The agency August and their German lawyers at first demanded 2816,40 euros for my unauthorized publishing and criticism of this photo in my post Happy bodies help against nude shocks. After two months I managed to negotiate down the damages. But I did not succeed in convincing them that I should be allowed to use the image.
But why should I? Why should I be allowed to analyze a photo that isn’t mine (without paying)?
Well, because criticism is enshrined in both American (through the Fair Use doctrine) and European law as an important exception where it should be possible to use already published works of art, with or without the author’s permission. To balance copyright against freedom of expression. And in order for claims of copyright infringement not to be used to silence and censor information, debate or criticism that is in the public interest. (And to financially damage critics.)
In Sweden, however, there is a demarcation that becomes more absurd with each passing year.
This is what it still looks like in our Copyright Act, in 2022:
Article 23. Works of fine art which have been made public may be reproduced
1. in connection with the text in a non-commercial scientific presentation;
2. in connection with the text in a critical presentation, but not in digital form
OK, the Boomer law.
How could it turn out like this? That we in the country with the world’s oldest press freedom ordinance and a proud history of safeguarding freedom of expression have a law that encourages image criticism in the press but not cyberspace – where most of the debates, analyses and criticism takes place today?
Answer: The legislation was written back in 2003.
It was in 2003 that we were to transpose the Information Society Directive into Swedish law; an EU directive that, among other things, outlined which exceptions in copyright law countries could implement. And in a Swedish memorandum it was proposed that “in connection with the text in a critical presentation, works of art may only be reproduced in analogue form”.

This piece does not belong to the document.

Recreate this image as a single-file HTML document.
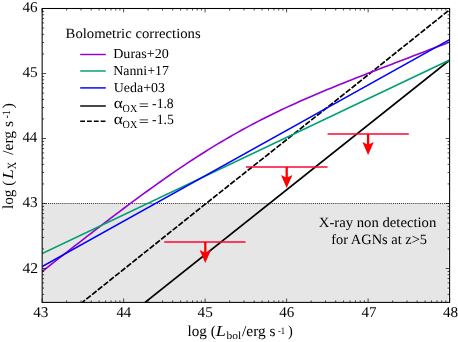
<!DOCTYPE html>
<html><head><meta charset="utf-8"><style>
html,body{margin:0;padding:0;background:#fff;}
body{width:458px;height:342px;overflow:hidden;}
svg{display:block;will-change:transform;text-rendering:geometricPrecision;font-family:"Liberation Serif",serif;fill:#000;}
</style></head><body>
<svg width="458" height="342" viewBox="0 0 458 342">
<rect width="458" height="342" fill="#fff"/>
<rect x="42.15" y="204.00" width="406.35" height="98.40" fill="#e6e6e6"/>
<path d="M42.15 203.50H449.60" stroke="#000" stroke-width="0.85" stroke-dasharray="1 0.95" fill="none"/>
<clipPath id="c"><rect x="42.15" y="8.50" width="407.45" height="293.90"/></clipPath>
<g clip-path="url(#c)" fill="none" stroke-width="1.6">
<path d="M145.05 302.40 L449.60 60.22" stroke="#000" stroke-width="1.7"/>
<path d="M82.30 302.40 L200.00 208.32 L340.00 97.32 L449.60 9.72" stroke="#000" stroke-width="1.7" stroke-dasharray="5.75 1.62" stroke-dashoffset="2.23"/>
<path d="M38.08 274.72 L42.15 271.50 L46.22 268.29 L50.30 265.09 L54.37 261.89 L58.45 258.69 L62.52 255.50 L66.60 252.31 L70.67 249.13 L74.75 245.95 L78.82 242.78 L82.90 239.62 L86.97 236.46 L91.04 233.32 L95.12 230.18 L99.19 227.05 L103.27 223.93 L107.34 220.82 L111.42 217.72 L115.49 214.63 L119.57 211.56 L123.64 208.50 L127.71 205.46 L131.79 202.43 L135.86 199.41 L139.94 196.42 L144.01 193.44 L148.09 190.48 L152.16 187.55 L156.24 184.63 L160.31 181.74 L164.39 178.87 L168.46 176.02 L172.53 173.20 L176.61 170.41 L180.68 167.64 L184.76 164.91 L188.83 162.20 L192.91 159.53 L196.98 156.88 L201.06 154.27 L205.13 151.70 L209.20 149.15 L213.28 146.64 L217.35 144.17 L221.43 141.73 L225.50 139.32 L229.58 136.96 L233.65 134.62 L237.73 132.33 L241.80 130.07 L245.88 127.84 L249.95 125.65 L254.02 123.49 L258.10 121.37 L262.17 119.28 L266.25 117.23 L270.32 115.20 L274.40 113.21 L278.47 111.24 L282.55 109.31 L286.62 107.40 L290.69 105.52 L294.77 103.66 L298.84 101.83 L302.92 100.02 L306.99 98.23 L311.07 96.47 L315.14 94.72 L319.22 92.99 L323.29 91.28 L327.37 89.59 L331.44 87.91 L335.51 86.24 L339.59 84.59 L343.66 82.95 L347.74 81.32 L351.81 79.70 L355.89 78.09 L359.96 76.49 L364.04 74.89 L368.11 73.31 L372.18 71.72 L376.26 70.15 L380.33 68.57 L384.41 67.01 L388.48 65.44 L392.56 63.88 L396.63 62.32 L400.71 60.76 L404.78 59.21 L408.86 57.65 L412.93 56.10 L417.00 54.54 L421.08 52.99 L425.15 51.43 L429.23 49.87 L433.30 48.32 L437.38 46.76 L441.45 45.20 L445.53 43.63 L449.60 42.07 L453.67 40.50" stroke="#9400d3"/>
<path d="M42.15 253.60 L449.60 60.00" stroke="#009e73"/>
<path d="M42.15 266.50 L449.60 39.60" stroke="#0000ff"/>
</g>
<path d="M164.20 242.00H245.60" stroke="#fc0536" stroke-width="1.6" fill="none"/><path d="M205.30 242.00V253.10" stroke="#ff0000" stroke-width="2.3" fill="none"/><path d="M205.30 262.90 L199.60 250.10 L205.30 252.80 L211.00 250.10 Z" fill="#ff0000"/><path d="M246.00 167.00H327.60" stroke="#fc0536" stroke-width="1.6" fill="none"/><path d="M286.70 167.00V178.10" stroke="#ff0000" stroke-width="2.3" fill="none"/><path d="M286.70 187.90 L281.00 175.10 L286.70 177.80 L292.40 175.10 Z" fill="#ff0000"/><path d="M327.60 134.00H408.80" stroke="#fc0536" stroke-width="1.6" fill="none"/><path d="M368.10 134.00V145.10" stroke="#ff0000" stroke-width="2.3" fill="none"/><path d="M368.10 154.90 L362.40 142.10 L368.10 144.80 L373.80 142.10 Z" fill="#ff0000"/>
<path d="M42.15 302.40v-3.90M42.15 8.50v3.90M66.68 302.40v-2.00M66.68 8.50v2.00M81.03 302.40v-2.00M81.03 8.50v2.00M91.21 302.40v-2.00M91.21 8.50v2.00M99.11 302.40v-2.00M99.11 8.50v2.00M105.56 302.40v-2.00M105.56 8.50v2.00M111.02 302.40v-2.00M111.02 8.50v2.00M115.74 302.40v-2.00M115.74 8.50v2.00M119.91 302.40v-2.00M119.91 8.50v2.00M123.64 302.40v-3.90M123.64 8.50v3.90M148.17 302.40v-2.00M148.17 8.50v2.00M162.52 302.40v-2.00M162.52 8.50v2.00M172.70 302.40v-2.00M172.70 8.50v2.00M180.60 302.40v-2.00M180.60 8.50v2.00M187.05 302.40v-2.00M187.05 8.50v2.00M192.51 302.40v-2.00M192.51 8.50v2.00M197.23 302.40v-2.00M197.23 8.50v2.00M201.40 302.40v-2.00M201.40 8.50v2.00M205.13 302.40v-3.90M205.13 8.50v3.90M229.66 302.40v-2.00M229.66 8.50v2.00M244.01 302.40v-2.00M244.01 8.50v2.00M254.19 302.40v-2.00M254.19 8.50v2.00M262.09 302.40v-2.00M262.09 8.50v2.00M268.54 302.40v-2.00M268.54 8.50v2.00M274.00 302.40v-2.00M274.00 8.50v2.00M278.72 302.40v-2.00M278.72 8.50v2.00M282.89 302.40v-2.00M282.89 8.50v2.00M286.62 302.40v-3.90M286.62 8.50v3.90M311.15 302.40v-2.00M311.15 8.50v2.00M325.50 302.40v-2.00M325.50 8.50v2.00M335.68 302.40v-2.00M335.68 8.50v2.00M343.58 302.40v-2.00M343.58 8.50v2.00M350.03 302.40v-2.00M350.03 8.50v2.00M355.49 302.40v-2.00M355.49 8.50v2.00M360.21 302.40v-2.00M360.21 8.50v2.00M364.38 302.40v-2.00M364.38 8.50v2.00M368.11 302.40v-3.90M368.11 8.50v3.90M392.64 302.40v-2.00M392.64 8.50v2.00M406.99 302.40v-2.00M406.99 8.50v2.00M417.17 302.40v-2.00M417.17 8.50v2.00M425.07 302.40v-2.00M425.07 8.50v2.00M431.52 302.40v-2.00M431.52 8.50v2.00M436.98 302.40v-2.00M436.98 8.50v2.00M441.70 302.40v-2.00M441.70 8.50v2.00M445.87 302.40v-2.00M445.87 8.50v2.00M449.60 302.40v-3.90M449.60 8.50v3.90M42.15 294.37h2.00M449.60 294.37h-2.00M42.15 288.07h2.00M449.60 288.07h-2.00M42.15 282.92h2.00M449.60 282.92h-2.00M42.15 278.57h2.00M449.60 278.57h-2.00M42.15 274.80h2.00M449.60 274.80h-2.00M42.15 271.47h2.00M449.60 271.47h-2.00M42.15 268.50h3.90M449.60 268.50h-3.90M42.15 248.93h2.00M449.60 248.93h-2.00M42.15 237.49h2.00M449.60 237.49h-2.00M42.15 229.37h2.00M449.60 229.37h-2.00M42.15 223.07h2.00M449.60 223.07h-2.00M42.15 217.92h2.00M449.60 217.92h-2.00M42.15 213.57h2.00M449.60 213.57h-2.00M42.15 209.80h2.00M449.60 209.80h-2.00M42.15 206.47h2.00M449.60 206.47h-2.00M42.15 203.50h3.90M449.60 203.50h-3.90M42.15 183.93h2.00M449.60 183.93h-2.00M42.15 172.49h2.00M449.60 172.49h-2.00M42.15 164.37h2.00M449.60 164.37h-2.00M42.15 158.07h2.00M449.60 158.07h-2.00M42.15 152.92h2.00M449.60 152.92h-2.00M42.15 148.57h2.00M449.60 148.57h-2.00M42.15 144.80h2.00M449.60 144.80h-2.00M42.15 141.47h2.00M449.60 141.47h-2.00M42.15 138.50h3.90M449.60 138.50h-3.90M42.15 118.93h2.00M449.60 118.93h-2.00M42.15 107.49h2.00M449.60 107.49h-2.00M42.15 99.37h2.00M449.60 99.37h-2.00M42.15 93.07h2.00M449.60 93.07h-2.00M42.15 87.92h2.00M449.60 87.92h-2.00M42.15 83.57h2.00M449.60 83.57h-2.00M42.15 79.80h2.00M449.60 79.80h-2.00M42.15 76.47h2.00M449.60 76.47h-2.00M42.15 73.50h3.90M449.60 73.50h-3.90M42.15 53.93h2.00M449.60 53.93h-2.00M42.15 42.49h2.00M449.60 42.49h-2.00M42.15 34.37h2.00M449.60 34.37h-2.00M42.15 28.07h2.00M449.60 28.07h-2.00M42.15 22.92h2.00M449.60 22.92h-2.00M42.15 18.57h2.00M449.60 18.57h-2.00M42.15 14.80h2.00M449.60 14.80h-2.00M42.15 11.47h2.00M449.60 11.47h-2.00M42.15 8.50h3.90M449.60 8.50h-3.90" stroke="#000" stroke-width="0.7" fill="none"/>
<rect x="42.15" y="8.50" width="407.45" height="293.90" fill="none" stroke="#000" stroke-width="1.05"/>
<path d="M80.2 54.50H105.8" stroke="#9400d3" stroke-width="1.45" fill="none"/><path d="M80.2 71.00H105.8" stroke="#009e73" stroke-width="1.45" fill="none"/><path d="M80.2 87.90H105.8" stroke="#0000ff" stroke-width="1.45" fill="none"/><path d="M80.2 106.00H105.8" stroke="#000" stroke-width="1.45" fill="none"/><path d="M80.2 121.20H105.8" stroke="#000" stroke-width="1.45" fill="none" stroke-dasharray="4.8 2.02"/>
<text transform="translate(33.15 317.00) scale(1.0127 1)" font-size="15.00">43</text>
<text transform="translate(116.41 317.00) scale(0.9881 1)" font-size="15.00">44</text>
<text transform="translate(197.55 317.00) scale(1.0127 1)" font-size="15.00">45</text>
<text transform="translate(279.18 317.00) scale(1.0028 1)" font-size="15.00">46</text>
<text transform="translate(361.46 317.00) scale(1.0018 1)" font-size="15.00">47</text>
<text transform="translate(442.95 317.00) scale(1.0116 1)" font-size="15.00">48</text>
<text transform="translate(22.40 273.05) scale(1.0375 1)" font-size="15.00">42</text>
<text transform="translate(22.40 206.85) scale(1.0198 1)" font-size="15.00">43</text>
<text transform="translate(22.41 142.15) scale(0.9950 1)" font-size="15.00">44</text>
<text transform="translate(22.40 76.95) scale(1.0198 1)" font-size="15.00">45</text>
<text transform="translate(22.40 12.25) scale(1.0098 1)" font-size="15.00">46</text>
<text transform="translate(65.58 37.80) scale(1.0429 1)" font-size="14.10">Bolometric corrections</text>
<text transform="translate(113.19 57.60) scale(1.0277 1)" font-size="13.70">Duras+20</text>
<text transform="translate(113.20 74.50) scale(1.0145 1)" font-size="13.70">Nanni+17</text>
<text transform="translate(113.81 91.90) scale(1.0160 1)" font-size="13.70">Ueda+03</text>
<text transform="translate(113.74 108.40) scale(1.1284 1)" font-size="15.30">α</text>
<text transform="translate(122.59 111.50) scale(0.9358 1)" font-size="10.80">OX</text>
<text transform="translate(138.81 109.60) scale(1.2561 1)" font-size="14.20">=</text>
<text transform="translate(152.09 108.40) scale(0.9621 1)" font-size="14.20">-1.8</text>
<text transform="translate(113.74 124.40) scale(1.1284 1)" font-size="15.30">α</text>
<text transform="translate(122.59 127.50) scale(0.9358 1)" font-size="10.80">OX</text>
<text transform="translate(138.81 125.60) scale(1.2561 1)" font-size="14.20">=</text>
<text transform="translate(152.09 124.40) scale(0.9627 1)" font-size="14.20">-1.5</text>
<text transform="translate(318.78 226.50) scale(1.0360 1)" font-size="14.20">X-ray non detection</text>
<text transform="translate(331.26 243.60) scale(1.0152 1)" font-size="14.20">for AGNs at z&gt;5</text>
<text transform="translate(187.50 335.70) scale(0.9902 1)" font-size="15.30">log (</text>
<text transform="translate(215.81 335.70) scale(1.1929 1)" font-size="15.30" font-style="italic">L</text>
<text transform="translate(226.50 338.60) scale(1.0699 1)" font-size="10.70">bol</text>
<text transform="translate(242.00 335.70) scale(1.0087 1)" font-size="15.30">/erg s</text>
<text transform="translate(277.98 333.70) scale(0.8562 1)" font-size="10.00">-1</text>
<text transform="translate(288.04 335.70) scale(0.9416 1)" font-size="15.30">)</text>
<text transform="translate(13.00 209.00) rotate(-90) scale(0.9902 1)" font-size="15.30">log (</text>
<text transform="translate(13.00 178.99) rotate(-90) scale(1.1678 1)" font-size="15.30" font-style="italic">L</text>
<text transform="translate(16.20 169.32) rotate(-90) scale(0.8092 1)" font-size="12.50">X</text>
<text transform="translate(13.00 154.80) rotate(-90) scale(1.0148 1)" font-size="15.30">/erg s</text>
<text transform="translate(10.20 118.57) rotate(-90) scale(0.8900 1)" font-size="11.30">-1</text>
<text transform="translate(13.00 108.53) rotate(-90) scale(1.0688 1)" font-size="15.30">)</text>
</svg>
</body></html>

Exactly why it was concluded that it would probably be for the best to ban unauthorized image criticism online is not clear. But the decision was made before Facebook (2004) existed. Before Youtube (2005), Twitter (2006) and Instagram (2010). Before social media existed, basically.
But you know what? We can finally correct this mistake this year, if we want to.
A new EU directive on copyright will be introduced into Swedish law. And it says that all member states must assure their citizens that certain exceptions – including for parody and criticism – apply when using online content sharing services. And a new Swedish memorandum proposes that this should be added to the law via a new Section 52.
However, no deletion of that unfortunate anachronistic sentence “but not in digital form” is mentioned, which opens up a new potentially confusing demarcation: will critical analysis of images only be allowed if it takes place on major social media platforms such as Facebook, but not on other kinds of websites like, for example, blogs? The risk is that we would once again limit image criticism – one of media criticism’s most powerful tools – to specific media, instead of just letting criticism completely free.
Given that it may take another twenty years until the next chance to update the law so that it keeps up with technology, I hope that we can look ahead this time. Let 2022 be the year when Sweden legalizes image criticism on the internet!
Until then, I need help with one thing…
Do you work as a news anchor or talk show host for a news program on one of your country’s largest TV channels?
Could you and a colleague of another gender consider helping me reconstruct the image from Vanity Fair that I’m no longer allowed to show on my blog?
Note: I will, of course, do a gender-swap; that is, let the man recreate the woman’s pose in the original photo, and vice versa. So, as a male news anchor, look extra closely at the picture and think about how agile you are.
Volunteers are welcome to contact me at firstname.lastname@example.org
The agency August and their German lawyers threatened to sue me in German court – something the lawyer I consulted believed could become a reality. I did not even bother to refer to Swedish legislation, since a trial in Swedish court would mean a rock-solid loss.
Instead, I tried to meet them half-way. I suggested that I keep the image on the blog, but correct a mistake they rightly pointed out: not naming the photographer. When they said no, and insisted that I sign a contract where I undertake never to publish the image again, I suggested another solution: that I should pay a sum as compensation for having omitted the photographer’s name, but upon payment get permission to analyze the image on my blog anew.
When the answer still was no, I at the end paid and signed their contract, and sent it by email – even though they would first wanted it via… fax.